The remaining part from BERT is Encoder Representations. Before diving into the explanation, let me ask a question. When do you think someone understands a sentence well? I think it would not be enough to understand the meanings of vocabulary in a sentence. A reasonable answer would be when someone understands the context of a sentence. Then, how can we tell whether someone understands the context or not? To me, one of the measurable, introductory approaches is whether someone understands the source of demonstrative pronouns such as "it," "this" or "that" in a sentence. BERT includes Encoders to understand the context of words. The architecture of Encoders is identical to one another, and each one consists of two components: Self-Attention and Feed-Forward Neural Network. Out of these components, I will only focus on Self-Attention.
Let me use a sentence "The animal didn’t cross the street because it was too tired." to demonstrate how Self-Attention mechanism interprets "it." We know "it" refers to "the animal" in this sentence, and it was interpreted correctly by BERT pre-trained model as below.

Now, we learn Self-Attention has the capability to understand the relationship between words, but a fair next question is how well it interprets. To answer this question, I have modified the original sentence to "The animal didn’t cross the street because it was too wide." instead of "too tired." As you see the image below, the strongest connection exists between "the animal" and "it" unlike my expectation.

Each BERT’s Encoder has multiple Self-Attention heads, and my expectation was one of the Self-Attention heads would capture the relationship between "it" and "the street" since "the street" was too wide. Even though BERT has the capability to understand the context, it has not been perfect against a relatively easy sentence yet. As a disclaimer, I validated my hypothesis using a pre-trained BERT, but other BERT-derivatives would perform better because of the increase in the size of the training dataset and the improvement in its architecture. If you’re interested in understanding how Self-Attention and Multi-Headed Attention mechanisms work step by step, please read The Illustrated Transformer by Jay Alammer.
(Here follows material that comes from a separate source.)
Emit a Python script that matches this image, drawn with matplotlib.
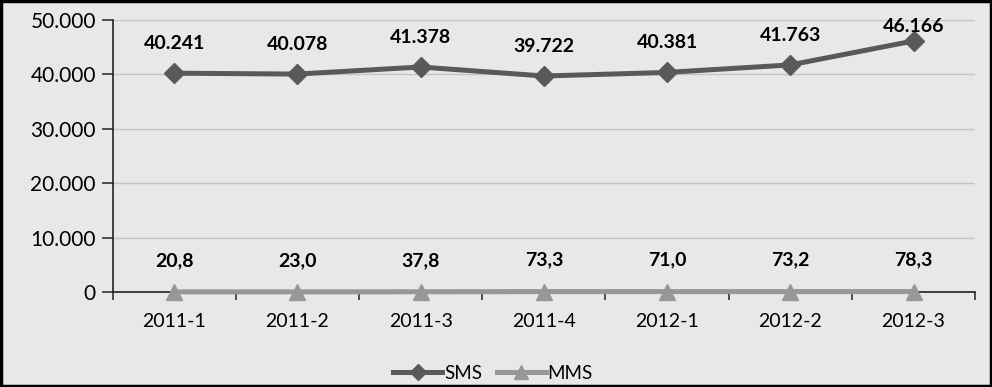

3. What Value Does BERT Bring to Your Projects?
Successful applications of BERT are Text Classification, Question Answering, and Sentiment Analysis. The outcomes have not been mature enough yet, but we can also apply BERT to Named Entity Recognition and Text Summarization. Regarding Natural Language Generation, the most successful model is Turing-NLG which is a Transformer-based generative language model developed by Microsoft. If you need to tease out patterns out of texts, like emails, documents, and customer reviews, I suggest that BERT and its derivatives are worth applying at the experiment stage.
I have listed the common applications of BERT, and BERT is definitely a great method but please try not to search for projects that one method can solve because the true value of BERT or other NLP models is to create new metadata for business units and their customers. A project like an Email classification is intuitive as an application of BERT, but the categories of emails could be the intermediate product instead of the final product for many business problems. In practice, this intermediate product would bring more value to your projects by combining it with traditional approaches.
As an example, if you are interested in customer churn analysis, you can extract the metadata from text communication between customers and agents using BERT, such as customer sentiments, the quality of responses to customers by agents, and categories of problems. And, you can combine all or some of these metadata with other traditional metadata, such as the recency and frequency of interactions, response times by agents, and the dollar values that customers had spent. As well as the churn analysis, we can run a marketing analysis to suggest cross-sell or up-sell based on the combination of classified problems or challenges customers individually faced to enhance customer satisfaction using the metadata supplied by BERT. Of course, we can use these combinations of problems reported by customers to improve the quality/features of own products by creating hypotheses against the failures. Then, we can track the transition of the distribution of categorized problems over time to test whether the proposed hypotheses were correct. I believe we can provide higher value to business units and customers by connecting the metadata as dots in a creative manner. I would not touch in this article, but the concept of MLOps or ML Pipelines becomes more important as solutions require complicated processes in development and operation.
4. Where Can We Learn More about BERT?
Let me share the links to deepen your understanding of BERT since my post only covers the minimal concepts.
For managers, developers and junior-level data scientists
- The Illustrated Transformer by Jay Alammer
This is my favorite blog post, and it would be the best next step. If you don’t feel comfortable with linear algebra, you can focus on the big picture by skipping the calculation of matrices in the middle of this post.
- Deep Learning 2019 – Image Classification by Jeremy Howard
The series does not cover BERT, but just watching the first video would help you experience the modern framework for Deep Learning and how easy to finetune a model unlike using TensorFlow four years ago. Also, you do not need to watch all videos if you feel overwhelmed by the number of lessons since Lessons 1, 2, and 4 go through both Image Classification and NLP as minimal domains to be covered.
For developers and junior-level data scientists
- Illustrated Word2Vec by Jay Alammer
This is another great post by Jay Alammer. I had a hard time understanding the word embeddings with high dimensions, such as 256 or 512. This post has taught me about the concept of word embeddings with just two dimensions by showing many visual examples.
- BERT Research Series by Chris McCormick
I prefer Jay Alammer’s blogs to understand the concepts because of the creative visual representations. But, if you like to learn from videos and codes, this series would work better for you since Chris McCormick uses Jupyter Notebooks to show examples of how the concepts can be actually implemented.